7 Responses to “Nature Conservancy faces potential backlash from ties with BP”

  1. JimT Says:

    I have it on good authority that an NPO was once offered a 7 figure contribution from the Marcos family in the Phillipines. The Board was sorely tempted, but the CEO prevailed, reminding them that sooner or later, those kind of contributions come back to haunt you. Less than a year later, the crap hit the fan about the Marcos family, corruption, etc.

    TNC and TPL among others probably couldn’t do the work they do, or save the large tracts of land they save without corporate money. But, this kind of thing is the kind of price you pay eventually, especially if it is Big Oil. No matter which way you look it, the money is always dirty.

  2. Tilly Says:

    I appreciate how WaPo is willing to probe TNC. I remember that scathing series on TNC’s finances several years ago, which included brokering shady conservation easements to get wealthy supporters tax breaks.
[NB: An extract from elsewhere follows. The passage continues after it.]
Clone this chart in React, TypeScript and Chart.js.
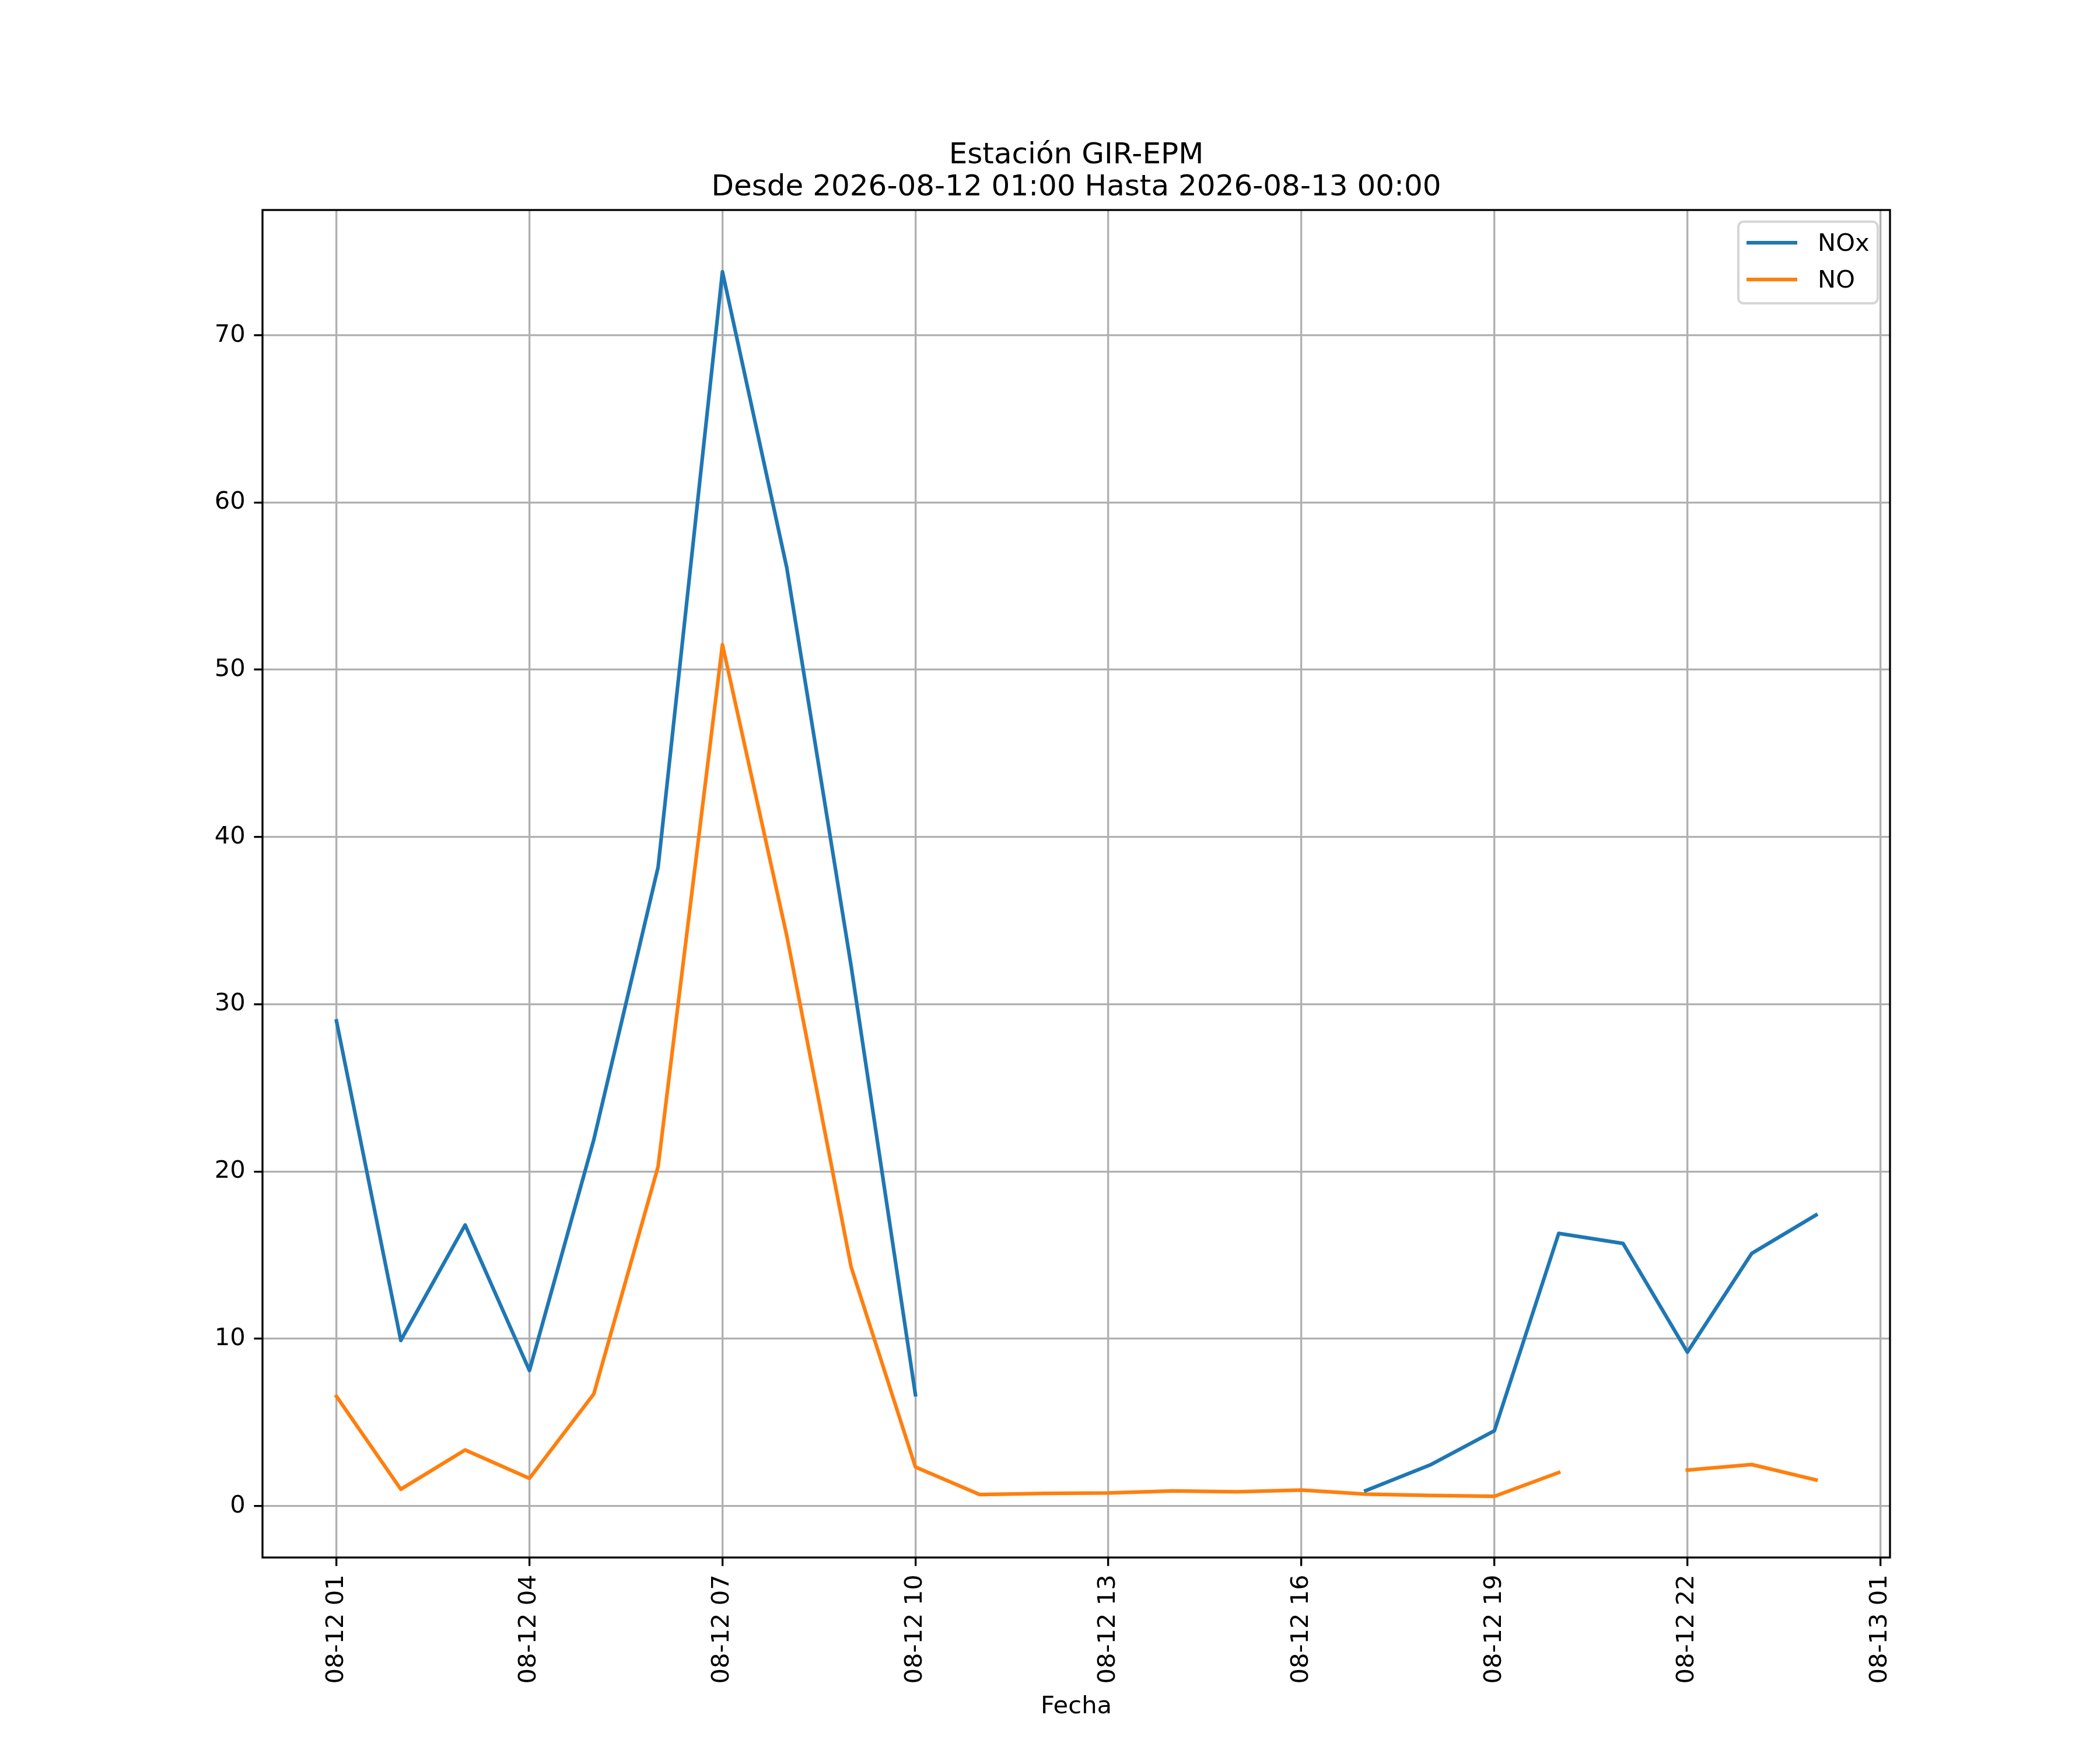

    I think this kind of deal, particularly with a national group, is troubling because it has to impact what the group is willing to stand up for. This was discussed in the recent story in The Nation titled “The Wrong Kind of Green,” I believe. I think this commenter on the posted article put it well:

    “Environmental watchdog and consumer organizations are only valuable when they can provide insight thru objective investigation into the often intentionally burred world of corporations and government. We all know the disasterous effects of what happens when government regulatory agencies are staffed by persons from the very entities that they are tasked to oversee. And now we see this same type of unethical partnership has taken a new twist. It shows us just how low people will stoop, regardless what kind of business they are in. Conflict of interest is the status quo.” -geopoet

  3. mikepost Says:

    The bottom line is this: if TNC can leverage permanent land protection for conservation purposes then deals with the devil can be managed. Not to mention that they have a wide acceptance with the general public. Permanent land protection is the ultimate goal. All other conservation efforts are fairy tales. For my part, the nation would be worse off if not for the efforts of TNC, however flawed. Some folks on this blog would prosecute Santa Clause for freeing carbon residue from the chiminey….

  4. cc Says:

    This is kind of a non-story to me. The cost of being holier than thou and refusing BP’s $ would mean less wildlife habitat conservation. So I have no problem w/TNC taking $ from undesirables.

  5. Tilly Says:

    Mike-
    All other conservation efforts other than purchasing land are not fairy tales.
    Purchasing (and privatizing) all important lands is a game we could never win, nor would want to win, since public lands are such a wonderful concept and asset to our democracy.
    I think efforts to reform and protect public lands, as well as regulate activities on all lands (like pollution discharge laws or mining safety laws), have a far greater environmental impact than straight-out purchase of small areas. That’s good too, but not a panacea. We’ll surely lose if we have to purchase everything to protect it.

  6. Tilly Says:

    CC:
    Sure, the money may have caused some wildlife protection.
    But what if, without BP on its board, TNC (and other groups) would have lobbied for a stronger climate change bill, and caused it to pass? That might have caused more.

  7. cc Says:

    The money did go to protecting habitat, that’s what TNC does (over 100 million acres worldwide so far). There’s no evidence of a softening in TNC’s stance on climate change nor any reason enviro groups should be blamed for federal inaction. The passage of strong climate change will only happen when we the people evolve from our lazy, selfish outlook on our environment.